» RECORDED DATA:
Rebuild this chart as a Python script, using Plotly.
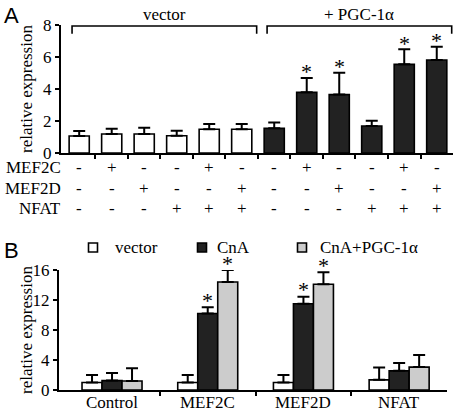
import plotly.graph_objects as go

# ---------------- Panel A data ----------------
a_vector = [1.06, 1.19, 1.19, 1.08, 1.48, 1.48]
a_vector_err = [0.31, 0.33, 0.39, 0.31, 0.33, 0.33]
a_pgc = [1.54, 3.79, 3.65, 1.69, 5.54, 5.81]
a_pgc_err = [0.36, 0.90, 1.37, 0.33, 0.94, 0.83]
a_pgc_sig = [False, True, True, False, True, True]
row_labels = ["MEF2C", "MEF2D", "NFAT"]
mef2c = ["-", "+", "-", "-", "+", "-", "-", "+", "-", "-", "+", "-"]
mef2d = ["-", "-", "+", "-", "-", "+", "-", "-", "+", "-", "-", "+"]
nfat = ["-", "-", "-", "+", "+", "+", "-", "-", "-", "+", "+", "+"]
a_groups = ["vector", "+ PGC-1α"]
a_yticks = [0, 2, 4, 6, 8]

# ---------------- Panel B data ----------------
b_categories = ["Control", "MEF2C", "MEF2D", "NFAT"]
b_series = ["vector", "CnA", "CnA+PGC-1α"]
b_vector = [1.0, 1.0, 1.0, 1.35]
b_vector_err = [1.0, 1.0, 1.0, 1.65]
b_cna = [1.25, 10.2, 11.5, 2.55]
b_cna_err = [1.0, 0.85, 0.95, 1.05]
b_pgc = [1.2, 14.4, 14.1, 3.05]
b_pgc_err = [1.7, 1.6, 1.6, 1.6]
b_cna_sig = [False, True, True, False]
b_pgc_sig = [False, True, True, False]
b_yticks = [0, 4, 8, 12, 16]

W, H = 454, 411
SERIF = "Liberation Serif, Times New Roman, serif"
SANS = "Liberation Sans, Arial, sans-serif"
BLACK = "#222222"
GRAY = "#cccccc"
FS = 17


def px(x):
    return x / W


def py(y):
    return 1 - y / H


fig = go.Figure()
ann = []
shapes = []

# ---------- Panel A bars ----------
xa_vec = list(range(len(a_vector)))
xa_pgc = list(range(len(a_vector), len(a_vector) + len(a_pgc)))


def err(arr):
    return dict(type="data", symmetric=False, array=arr, arrayminus=[0] * len(arr),
                color="black", thickness=2, width=6)


def star(x, y, xref, yref, shift):
    return dict(text="*", x=x, y=y, xref=xref, yref=yref, xanchor="center",
                yanchor="middle", yshift=shift, showarrow=False,
                font=dict(family=SERIF, size=22, color="black"))


fig.add_trace(go.Bar(x=xa_vec, y=a_vector, width=0.62, error_y=err(a_vector_err),
                     marker=dict(color="white", line=dict(color="black", width=1.6)),
                     xaxis="x", yaxis="y", showlegend=False))
fig.add_trace(go.Bar(x=xa_pgc, y=a_pgc, width=0.62, error_y=err(a_pgc_err),
                     marker=dict(color=BLACK, line=dict(color="black", width=1.6)),
                     xaxis="x", yaxis="y", showlegend=False))
for x, v, e, s in zip(xa_pgc, a_pgc, a_pgc_err, a_pgc_sig):
    if s:
        ann.append(star(x, v + e, "x", "y", 6))

# ---------- Panel B bars ----------
b_vals = [b_vector, b_cna, b_pgc]
b_errs = [b_vector_err, b_cna_err, b_pgc_err]
b_cols = ["white", BLACK, GRAY]
for name, vals, errs, col in zip(b_series, b_vals, b_errs, b_cols):
    fig.add_trace(go.Bar(x=list(range(len(b_categories))), y=vals, name=name,
                         error_y=err(errs),
                         marker=dict(color=col, line=dict(color="black", width=1.6)),
                         xaxis="x2", yaxis="y2", showlegend=False))

# asterisks for panel B (offset to the bar position within group)
bw = (1 - 0.373) / 3
for k, (vals, errs, sig) in enumerate([(b_cna, b_cna_err, b_cna_sig), (b_pgc, b_pgc_err, b_pgc_sig)]):
    for i, (v, e, s) in enumerate(zip(vals, errs, sig)):
        if s:
            ann.append(star(i + k * bw, v + e, "x2", "y2", 7))

# Panel A row labels and +/- signs
row_y = [168, 188, 208]
for lab, signs, yy in zip(row_labels, [mef2c, mef2d, nfat], row_y):
    ann.append(dict(text=lab, x=px(63), y=py(yy), xref="paper", yref="paper",
                    xanchor="right", yanchor="middle", showarrow=False,
                    font=dict(family=SERIF, size=FS, color="black")))
    for i, s in enumerate(signs):
        ann.append(dict(text=s, x=i, y=py(yy), xref="x", yref="paper",
                        xanchor="center", yanchor="middle", showarrow=False,
                        font=dict(family=SERIF, size=FS, color="black")))

# Brackets for groups
groups_idx = [xa_vec, xa_pgc]
for lab, idx in zip(a_groups, groups_idx):
    x0 = idx[0] - 0.22
    x1 = idx[-1] + 0.46
    shapes.append(dict(type="path", xref="x", yref="y",
                       path=f"M {x0},7.45 L {x0},7.94 L {x1},7.94 L {x1},7.45",
                       line=dict(color="black", width=1.6)))
    ann.append(dict(text=lab, x=(x0 + x1) / 2, y=py(15), xref="x", yref="paper",
                    xanchor="center", yanchor="middle", showarrow=False,
                    font=dict(family=SERIF, size=FS, color="black")))

# Panel letters
ann.append(dict(text="A", x=px(2), y=py(16), xref="paper", yref="paper", xanchor="left",
                yanchor="middle", showarrow=False, font=dict(family=SANS, size=22, color="black")))
ann.append(dict(text="B", x=px(2), y=py(250), xref="paper", yref="paper", xanchor="left",
                yanchor="middle", showarrow=False, font=dict(family=SANS, size=22, color="black")))

# y-axis titles
for yy in [89, 330]:
    ann.append(dict(text="relative expression", x=px(26), y=py(yy), xref="paper", yref="paper",
                    xanchor="center", yanchor="middle", textangle=-90, showarrow=False,
                    font=dict(family=SERIF, size=FS, color="black")))

# Legend for panel B
leg_sq = [93, 202, 302]
leg_tx = [113, 215, 318]
for name, col, sxp, txp in zip(b_series, b_cols, leg_sq, leg_tx):
    shapes.append(dict(type="rect", xref="paper", yref="paper",
                       x0=px(sxp - 4.5), x1=px(sxp + 4.5), y0=py(252), y1=py(243),
                       fillcolor=col, line=dict(color="black", width=1.6)))
    ann.append(dict(text=name, x=px(txp), y=py(247), xref="paper", yref="paper",
                    xanchor="left", yanchor="middle", showarrow=False,
                    font=dict(family=SERIF, size=FS, color="black")))

# Category labels for panel B
for i, c in enumerate(b_categories):
    ann.append(dict(text=c, x=i, y=py(402), xref="x2", yref="paper",
                    xanchor="center", yanchor="middle", showarrow=False,
                    font=dict(family=SERIF, size=FS, color="black")))

axis_common = dict(showline=True, linecolor="black", linewidth=2, showgrid=False,
                   zeroline=False, ticks="outside", tickcolor="black", tickwidth=1.5,
                   ticklen=4, automargin=False,
                   tickfont=dict(family=SERIF, size=FS, color="black"))

fig.update_layout(
    template="none",
    width=W, height=H, autosize=False,
    margin=dict(l=0, r=0, t=0, b=0, pad=0),
    paper_bgcolor="white", plot_bgcolor="white",
    barmode="group", bargap=0.373, bargroupgap=0,
    showlegend=False,
    xaxis=dict(domain=[px(61), px(453)], range=[-0.56, 11.5],
               tickvals=[i + 0.5 for i in range(11)], ticktext=[""] * 11,
               anchor="y", **axis_common),
    yaxis=dict(domain=[py(153), py(25)], range=[0, 8], tickvals=a_yticks,
               anchor="x", **axis_common),
    xaxis2=dict(domain=[px(59), px(447)], range=[-0.554, 3.5],
                tickvals=[i + 0.5 for i in range(len(b_categories) - 1)],
                ticktext=[""] * (len(b_categories) - 1),
                anchor="y2", **axis_common),
    yaxis2=dict(domain=[py(390), py(270)], range=[0, 16], tickvals=b_yticks,
                anchor="x2", **axis_common),
    annotations=ann, shapes=shapes,
)

fig.write_html("out.html", config={"displayModeBar": False},
               post_script="document.body.style.margin='0';")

» EXERCISE TASK:
Only the lines from the start of the material through the line containing "b_yticks = [0, 4, 8, 12, 16]" should be transcribed. Pictures stay out.

» RESULT:
Rebuild this chart as a Python script, using Plotly.
import plotly.graph_objects as go

# ---------------- Panel A data ----------------
a_vector = [1.06, 1.19, 1.19, 1.08, 1.48, 1.48]
a_vector_err = [0.31, 0.33, 0.39, 0.31, 0.33, 0.33]
a_pgc = [1.54, 3.79, 3.65, 1.69, 5.54, 5.81]
a_pgc_err = [0.36, 0.90, 1.37, 0.33, 0.94, 0.83]
a_pgc_sig = [False, True, True, False, True, True]
row_labels = ["MEF2C", "MEF2D", "NFAT"]
mef2c = ["-", "+", "-", "-", "+", "-", "-", "+", "-", "-", "+", "-"]
mef2d = ["-", "-", "+", "-", "-", "+", "-", "-", "+", "-", "-", "+"]
nfat = ["-", "-", "-", "+", "+", "+", "-", "-", "-", "+", "+", "+"]
a_groups = ["vector", "+ PGC-1α"]
a_yticks = [0, 2, 4, 6, 8]

# ---------------- Panel B data ----------------
b_categories = ["Control", "MEF2C", "MEF2D", "NFAT"]
b_series = ["vector", "CnA", "CnA+PGC-1α"]
b_vector = [1.0, 1.0, 1.0, 1.35]
b_vector_err = [1.0, 1.0, 1.0, 1.65]
b_cna = [1.25, 10.2, 11.5, 2.55]
b_cna_err = [1.0, 0.85, 0.95, 1.05]
b_pgc = [1.2, 14.4, 14.1, 3.05]
b_pgc_err = [1.7, 1.6, 1.6, 1.6]
b_cna_sig = [False, True, True, False]
b_pgc_sig = [False, True, True, False]
b_yticks = [0, 4, 8, 12, 16]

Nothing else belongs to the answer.